AUDIO: The Grateful Dead at the Onodaga War Memorial in Syracuse, NY 9/17/73
Despite my having just started at S.U., and, Bruce’s disinclination toward its women, people at S.U. knew him. Faces that were brand new to me at S.U. came down for the funeral. When I got back to Syracuse the news of Bruce’s death had spread. People were more sympathetic to me than my father was. Weeks later, I got back to the dorm from wherever. Friends on my floor were whoopin’ it up, shouting, “What a fuckin’ amazing show!” I’d completely forgotten. They’d just seen the Dead. I felt more bitter than bittersweet but I hadn’t dropped the Dead from my playlist. Hell, I’d even traded a new copy of The Grateful Dead double live album for an old copy, and a double sided Exeter Basketball T-Shirt. But Bruce’s death had taken its toll. Seeing the Dead didn’t seem likely anytime soon.

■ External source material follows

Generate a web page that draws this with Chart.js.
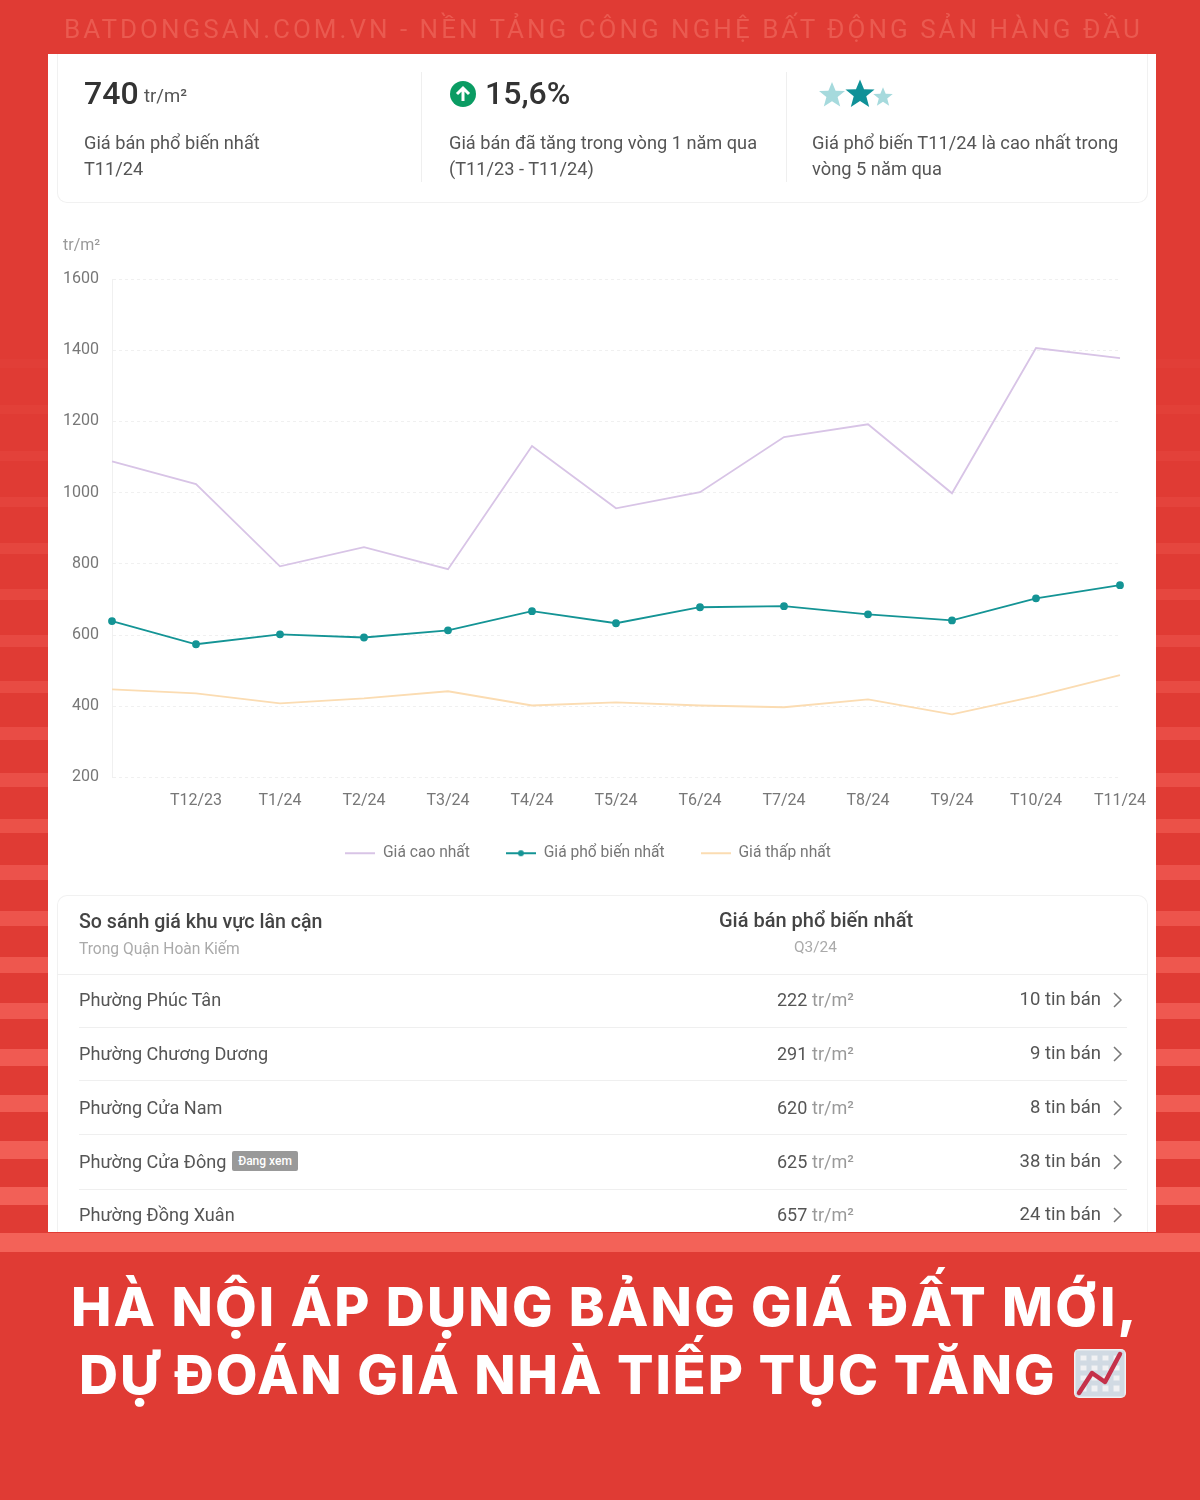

A decade later, September 1982. I saw a full page display ad in Sunday’s Times: The Grateful Dead were playing Madison Square Garden. I was sharing a summer house with several Syracuse friends. It was a co-ed house, literally on a Fire Island beach in a family friendly, yet frequently drunken section called Ocean Beach. (Read: drunken because they had an ordinance against eating ice cream on the street.) Many houses were shared, one person secured a house and eight, mostly singles but some couples, shared it on alternate weekends. “Herc,” as he was called, a Syracuse guy, rented our house. He was its caretaker. He rented beds to others to cover his expenses. But he took a risk if he couldn’t fill the beds. There was a separate group upstairs. They called us The Moles because we were downstairs. We called them The Holes because they were assholes.
I was a TV buyer at BBDO Advertising that summer with a few years on Madison Avenue under my belt. One guy in the house, known simply as “The Guy,” went to Syracuse. He shared an office at Lever Brothers with Jim, whose father’s family, it turned out, had long ties with my mother’s. I’d been invited to many events while at BBDO and since NBC had a Madison Square Garden sky box, I turned and saw Herc first. I asked him if he wanted to see the Dead assuming I could get the sky box. He totally wanted to go. I felt Bruce’s pall fading away and called NBC, feeling a unique opportunity to see my first Dead show and not have to fight a stoned crowd. The sky box, I well knew, had a dedicated elevator and the corridors would have enough security for the huge numbers of executives’ kids who’d be there, too. Yet getting the tickets was easier than I thought. Right after asking for them, NBC’s head of sales left NBC to be my boss at BBDO. The first thing he did was give me the tickets!
On the day of the show, I called Herc at his office before lunch to set up a plan. His office said that he wasn’t there and took a message. I called again around 3 pm. He still wasn’t there. I called at 5:30 pm. I still hadn’t heard from him. The show was called for 7:30 pm. I said, “Screw this guy,” and went to plan B. “Wheat” lived on 16th Street and 5th Avenue. “Sky” lived on 11th and 5th Avenue. They were The Buffalo Boys. We met through high school friends. I told both Sky and Wheat that I’d give Herc more time but once I flipped a coin that was the decision I’d abide by. When I never heard from Herc, I flipped the coin. I had to tell Sky that Wheat won. He never believed that he got a fair shake on the coin toss. (Later, I took him to the sky box to see The Kinks.) But I remember seeing the Dead from the sky box, wondering how Bruce would rate the venue versus his favorite, the Fillmore East.
Wheat and I had a good time, leaving Sky to cry in his beer. But I got a totally unexpected earful the next morning. My home phone rang early as I was getting ready to go to work. It was Herc screaming a blue streak. He demanded to know where I came to fuck him; that he hadn’t checked in with me was irrelevant. We had plans! What he was doing wasn’t my business. He went to will call and didn’t understand why I didn’t leave his ticket there. My objective was to avoid fighting to get to Will Call and then to the sky box elevators. Herc was invited only because we happened to be in the same place at the same time. Yet, he expected I cater to him as if he were a divine being. The other summer housemates were less objectionable. Jim still works with “The guy.” “The guy” married a Buffalo gal. They see Wheat. Sky has flown the coop. As for Herc, on September 19, 2005 the Securities and Exchange Commission settled charges against Gary Herwitz for insider trading in advance of Howard Stern’s $500,000,000 contract with Sirius Radio.